* Requirement *
Skip the pictures and extract all of the lines exactly as written.

* Data lines *
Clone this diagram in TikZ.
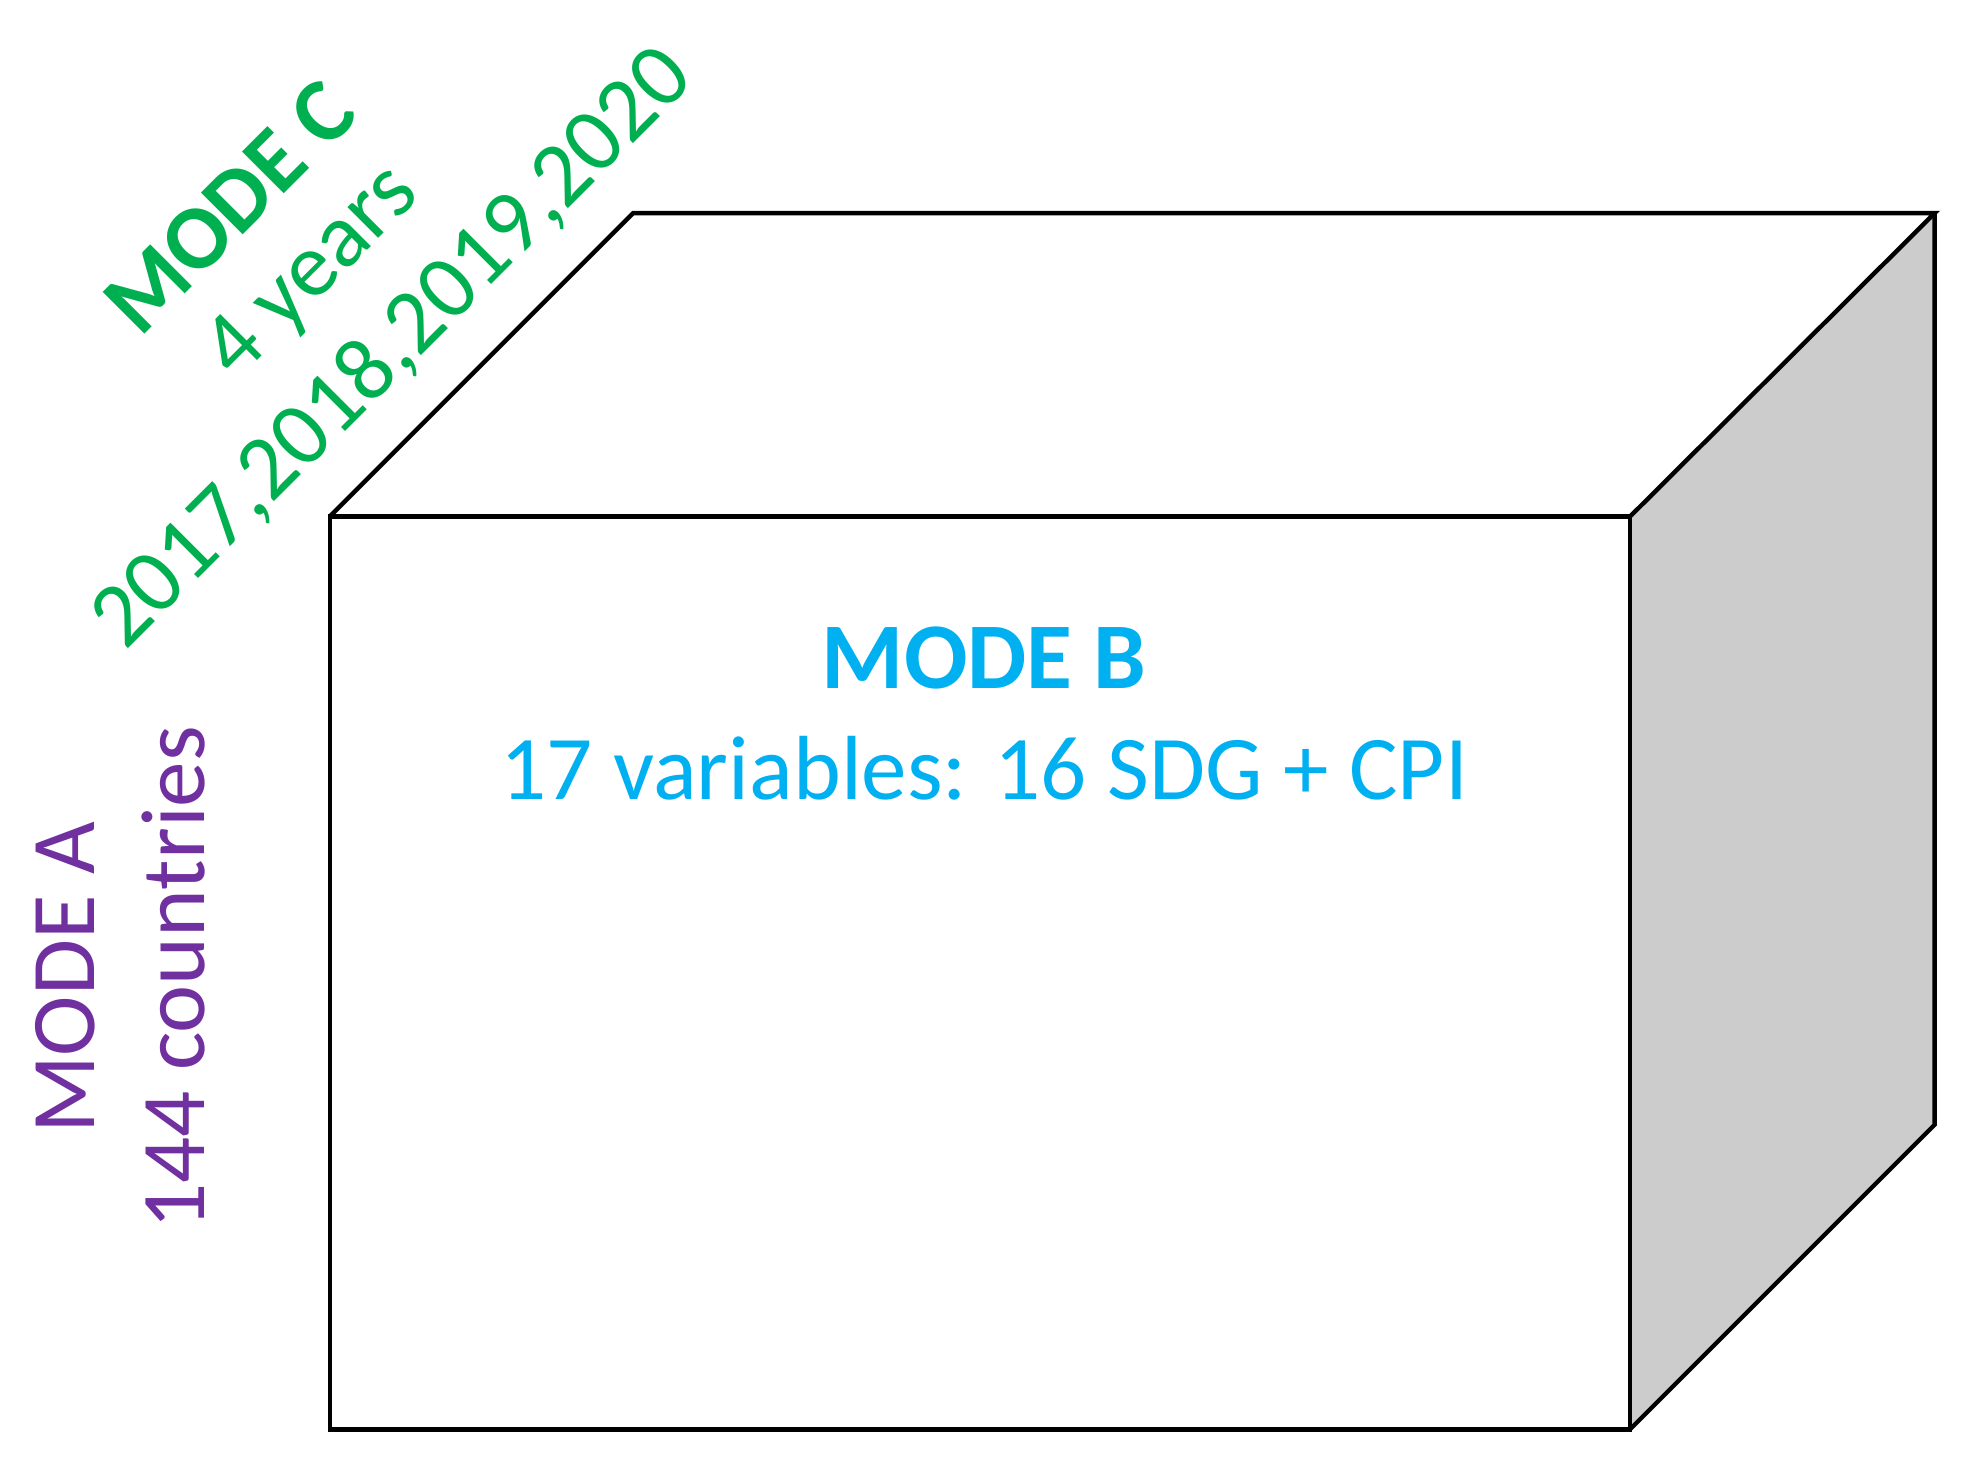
\documentclass[tikz,border=0pt]{standalone}
\usepackage{fontspec}
\setmainfont{Carlito}
\definecolor{mb}{RGB}{0,176,240}
\definecolor{mc}{RGB}{0,176,80}
\definecolor{ma}{RGB}{112,48,160}
\begin{document}
\begin{tikzpicture}[x=0.03cm,y=-0.03cm,
  edge/.style={draw=black,line width=3pt,line join=miter},
  lab/.style={inner sep=0pt,font=\fontsize{62}{70}\selectfont}]
\useasboundingbox (0,0) rectangle (1568,1170);
\coordinate (A) at (263,412); \coordinate (B) at (1300,412);
\coordinate (C) at (1300,1140); \coordinate (D) at (263,1140);
\coordinate (E) at (505,170); \coordinate (F) at (1543,170);
\coordinate (G) at (1543,897);
\fill[fill=white] (A)--(E)--(F)--(B)--cycle;
\fill[fill=black!20] (B)--(F)--(G)--(C)--cycle;
\draw[edge] (A)--(B)--(C)--(D)--cycle;
\draw[edge] (A)--(E)--(F)--(B);
\draw[edge] (F)--(G)--(C);
\node[lab,text=mb,font=\fontsize{64}{70}\selectfont\bfseries] (mb) at (785,525) {MODE B};
\node[lab,text=mb] (mb2) at (785,613) {17 variables: 16 SDG + CPI};
\node[lab,text=ma,rotate=90] (ma) at (52,780) {MODE A};
\node[lab,text=ma,rotate=90] (ma2) at (138,780) {144 countries};
\node[lab,text=mc,rotate=45,font=\fontsize{62}{70}\selectfont\bfseries] (mc) at (183,165) {MODE C};
\node[lab,text=mc,rotate=45] (mc2) at (250,218) {4 years};
\node[lab,text=mc,rotate=45] (mc3) at (313,278) {2017,2018,2019,2020};
\end{tikzpicture}
\end{document}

* Answer to the exercise *
Clone this diagram in TikZ.
\documentclass[tikz,border=0pt]{standalone}
\usepackage{fontspec}
\setmainfont{Carlito}
\definecolor{mb}{RGB}{0,176,240}
\definecolor{mc}{RGB}{0,176,80}
\definecolor{ma}{RGB}{112,48,160}
\begin{document}
\begin{tikzpicture}[x=0.03cm,y=-0.03cm,
  edge/.style={draw=black,line width=3pt,line join=miter},
  lab/.style={inner sep=0pt,font=\fontsize{62}{70}\selectfont}]
\useasboundingbox (0,0) rectangle (1568,1170);
\coordinate (A) at (263,412); \coordinate (B) at (1300,412);
\coordinate (C) at (1300,1140); \coordinate (D) at (263,1140);
\coordinate (E) at (505,170); \coordinate (F) at (1543,170);
\coordinate (G) at (1543,897);
\fill[fill=white] (A)--(E)--(F)--(B)--cycle;
\fill[fill=black!20] (B)--(F)--(G)--(C)--cycle;
\draw[edge] (A)--(B)--(C)--(D)--cycle;
\draw[edge] (A)--(E)--(F)--(B);
\draw[edge] (F)--(G)--(C);
\node[lab,text=mb,font=\fontsize{64}{70}\selectfont\bfseries] (mb) at (785,525) {MODE B};
\node[lab,text=mb] (mb2) at (785,613) {17 variables: 16 SDG + CPI};
\node[lab,text=ma,rotate=90] (ma) at (52,780) {MODE A};
\node[lab,text=ma,rotate=90] (ma2) at (138,780) {144 countries};
\node[lab,text=mc,rotate=45,font=\fontsize{62}{70}\selectfont\bfseries] (mc) at (183,165) {MODE C};
\node[lab,text=mc,rotate=45] (mc2) at (250,218) {4 years};
\node[lab,text=mc,rotate=45] (mc3) at (313,278) {2017,2018,2019,2020};
\end{tikzpicture}
\end{document}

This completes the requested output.